__Available data__.
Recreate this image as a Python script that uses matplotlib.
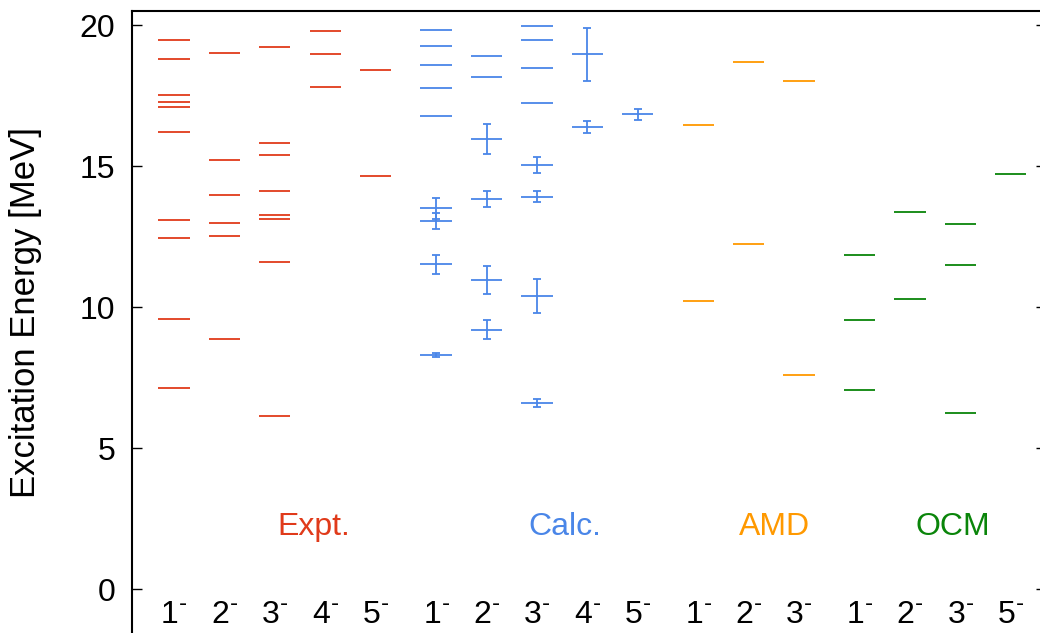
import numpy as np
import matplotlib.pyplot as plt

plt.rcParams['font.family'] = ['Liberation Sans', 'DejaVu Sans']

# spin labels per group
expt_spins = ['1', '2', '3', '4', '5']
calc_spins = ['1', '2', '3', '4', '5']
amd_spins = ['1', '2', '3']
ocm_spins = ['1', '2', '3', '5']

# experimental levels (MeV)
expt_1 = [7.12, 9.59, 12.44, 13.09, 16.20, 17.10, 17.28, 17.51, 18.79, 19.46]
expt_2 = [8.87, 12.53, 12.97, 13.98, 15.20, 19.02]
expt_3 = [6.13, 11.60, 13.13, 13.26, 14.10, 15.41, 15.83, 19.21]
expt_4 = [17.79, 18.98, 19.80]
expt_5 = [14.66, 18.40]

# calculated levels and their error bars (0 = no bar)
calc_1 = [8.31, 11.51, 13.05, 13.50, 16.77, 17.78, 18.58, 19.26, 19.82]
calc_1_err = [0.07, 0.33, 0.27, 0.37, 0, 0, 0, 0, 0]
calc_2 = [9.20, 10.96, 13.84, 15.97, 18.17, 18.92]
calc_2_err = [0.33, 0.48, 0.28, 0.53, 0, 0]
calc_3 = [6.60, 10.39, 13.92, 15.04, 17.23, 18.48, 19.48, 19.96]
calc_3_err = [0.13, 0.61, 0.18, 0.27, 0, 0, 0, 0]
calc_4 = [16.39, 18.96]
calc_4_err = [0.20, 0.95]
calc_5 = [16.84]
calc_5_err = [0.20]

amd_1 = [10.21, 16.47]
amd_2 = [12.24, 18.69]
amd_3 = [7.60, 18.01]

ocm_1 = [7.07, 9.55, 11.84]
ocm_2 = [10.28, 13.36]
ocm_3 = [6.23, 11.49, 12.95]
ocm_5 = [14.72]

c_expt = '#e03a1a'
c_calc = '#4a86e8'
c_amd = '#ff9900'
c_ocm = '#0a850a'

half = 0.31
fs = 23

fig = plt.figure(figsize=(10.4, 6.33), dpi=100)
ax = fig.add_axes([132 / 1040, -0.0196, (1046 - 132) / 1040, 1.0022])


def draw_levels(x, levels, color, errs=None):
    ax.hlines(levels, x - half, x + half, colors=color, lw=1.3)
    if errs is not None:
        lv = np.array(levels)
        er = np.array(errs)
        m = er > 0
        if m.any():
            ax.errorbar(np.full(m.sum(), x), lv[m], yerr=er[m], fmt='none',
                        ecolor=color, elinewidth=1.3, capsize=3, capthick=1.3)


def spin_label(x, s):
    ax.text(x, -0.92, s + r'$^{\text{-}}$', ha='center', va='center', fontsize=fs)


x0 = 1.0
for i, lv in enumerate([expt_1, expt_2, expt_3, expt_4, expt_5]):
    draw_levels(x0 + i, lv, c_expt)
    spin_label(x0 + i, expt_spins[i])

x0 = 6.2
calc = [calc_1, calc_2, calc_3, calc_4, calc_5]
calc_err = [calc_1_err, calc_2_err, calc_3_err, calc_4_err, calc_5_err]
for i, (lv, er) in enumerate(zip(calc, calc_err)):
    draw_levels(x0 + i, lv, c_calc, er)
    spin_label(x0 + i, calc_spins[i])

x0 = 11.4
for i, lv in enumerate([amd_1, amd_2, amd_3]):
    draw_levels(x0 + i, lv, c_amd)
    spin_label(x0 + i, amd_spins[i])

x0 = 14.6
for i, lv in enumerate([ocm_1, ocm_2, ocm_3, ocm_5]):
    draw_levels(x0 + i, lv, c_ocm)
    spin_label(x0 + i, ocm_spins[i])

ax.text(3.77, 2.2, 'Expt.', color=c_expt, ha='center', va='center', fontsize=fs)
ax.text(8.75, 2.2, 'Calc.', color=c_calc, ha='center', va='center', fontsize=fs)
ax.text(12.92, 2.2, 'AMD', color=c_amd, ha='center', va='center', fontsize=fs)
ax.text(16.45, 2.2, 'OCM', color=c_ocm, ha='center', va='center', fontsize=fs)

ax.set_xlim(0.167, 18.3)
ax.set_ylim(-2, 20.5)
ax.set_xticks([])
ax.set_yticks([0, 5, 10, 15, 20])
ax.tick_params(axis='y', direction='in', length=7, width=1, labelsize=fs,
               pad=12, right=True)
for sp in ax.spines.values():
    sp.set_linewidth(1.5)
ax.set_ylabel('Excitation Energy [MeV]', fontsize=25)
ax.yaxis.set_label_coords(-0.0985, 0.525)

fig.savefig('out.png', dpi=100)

__What the task requires__. Go through the data above and transcribe it in full, omitting any image.

__The completed task__.
Recreate this image as a Python script that uses matplotlib.
import numpy as np
import matplotlib.pyplot as plt

plt.rcParams['font.family'] = ['Liberation Sans', 'DejaVu Sans']

# spin labels per group
expt_spins = ['1', '2', '3', '4', '5']
calc_spins = ['1', '2', '3', '4', '5']
amd_spins = ['1', '2', '3']
ocm_spins = ['1', '2', '3', '5']

# experimental levels (MeV)
expt_1 = [7.12, 9.59, 12.44, 13.09, 16.20, 17.10, 17.28, 17.51, 18.79, 19.46]
expt_2 = [8.87, 12.53, 12.97, 13.98, 15.20, 19.02]
expt_3 = [6.13, 11.60, 13.13, 13.26, 14.10, 15.41, 15.83, 19.21]
expt_4 = [17.79, 18.98, 19.80]
expt_5 = [14.66, 18.40]

# calculated levels and their error bars (0 = no bar)
calc_1 = [8.31, 11.51, 13.05, 13.50, 16.77, 17.78, 18.58, 19.26, 19.82]
calc_1_err = [0.07, 0.33, 0.27, 0.37, 0, 0, 0, 0, 0]
calc_2 = [9.20, 10.96, 13.84, 15.97, 18.17, 18.92]
calc_2_err = [0.33, 0.48, 0.28, 0.53, 0, 0]
calc_3 = [6.60, 10.39, 13.92, 15.04, 17.23, 18.48, 19.48, 19.96]
calc_3_err = [0.13, 0.61, 0.18, 0.27, 0, 0, 0, 0]
calc_4 = [16.39, 18.96]
calc_4_err = [0.20, 0.95]
calc_5 = [16.84]
calc_5_err = [0.20]

amd_1 = [10.21, 16.47]
amd_2 = [12.24, 18.69]
amd_3 = [7.60, 18.01]

ocm_1 = [7.07, 9.55, 11.84]
ocm_2 = [10.28, 13.36]
ocm_3 = [6.23, 11.49, 12.95]
ocm_5 = [14.72]

c_expt = '#e03a1a'
c_calc = '#4a86e8'
c_amd = '#ff9900'
c_ocm = '#0a850a'

half = 0.31
fs = 23

fig = plt.figure(figsize=(10.4, 6.33), dpi=100)
ax = fig.add_axes([132 / 1040, -0.0196, (1046 - 132) / 1040, 1.0022])


def draw_levels(x, levels, color, errs=None):
    ax.hlines(levels, x - half, x + half, colors=color, lw=1.3)
    if errs is not None:
        lv = np.array(levels)
        er = np.array(errs)
        m = er > 0
        if m.any():
            ax.errorbar(np.full(m.sum(), x), lv[m], yerr=er[m], fmt='none',
                        ecolor=color, elinewidth=1.3, capsize=3, capthick=1.3)


def spin_label(x, s):
    ax.text(x, -0.92, s + r'$^{\text{-}}$', ha='center', va='center', fontsize=fs)


x0 = 1.0
for i, lv in enumerate([expt_1, expt_2, expt_3, expt_4, expt_5]):
    draw_levels(x0 + i, lv, c_expt)
    spin_label(x0 + i, expt_spins[i])

x0 = 6.2
calc = [calc_1, calc_2, calc_3, calc_4, calc_5]
calc_err = [calc_1_err, calc_2_err, calc_3_err, calc_4_err, calc_5_err]
for i, (lv, er) in enumerate(zip(calc, calc_err)):
    draw_levels(x0 + i, lv, c_calc, er)
    spin_label(x0 + i, calc_spins[i])

x0 = 11.4
for i, lv in enumerate([amd_1, amd_2, amd_3]):
    draw_levels(x0 + i, lv, c_amd)
    spin_label(x0 + i, amd_spins[i])

x0 = 14.6
for i, lv in enumerate([ocm_1, ocm_2, ocm_3, ocm_5]):
    draw_levels(x0 + i, lv, c_ocm)
    spin_label(x0 + i, ocm_spins[i])

ax.text(3.77, 2.2, 'Expt.', color=c_expt, ha='center', va='center', fontsize=fs)
ax.text(8.75, 2.2, 'Calc.', color=c_calc, ha='center', va='center', fontsize=fs)
ax.text(12.92, 2.2, 'AMD', color=c_amd, ha='center', va='center', fontsize=fs)
ax.text(16.45, 2.2, 'OCM', color=c_ocm, ha='center', va='center', fontsize=fs)

ax.set_xlim(0.167, 18.3)
ax.set_ylim(-2, 20.5)
ax.set_xticks([])
ax.set_yticks([0, 5, 10, 15, 20])
ax.tick_params(axis='y', direction='in', length=7, width=1, labelsize=fs,
               pad=12, right=True)
for sp in ax.spines.values():
    sp.set_linewidth(1.5)
ax.set_ylabel('Excitation Energy [MeV]', fontsize=25)
ax.yaxis.set_label_coords(-0.0985, 0.525)

fig.savefig('out.png', dpi=100)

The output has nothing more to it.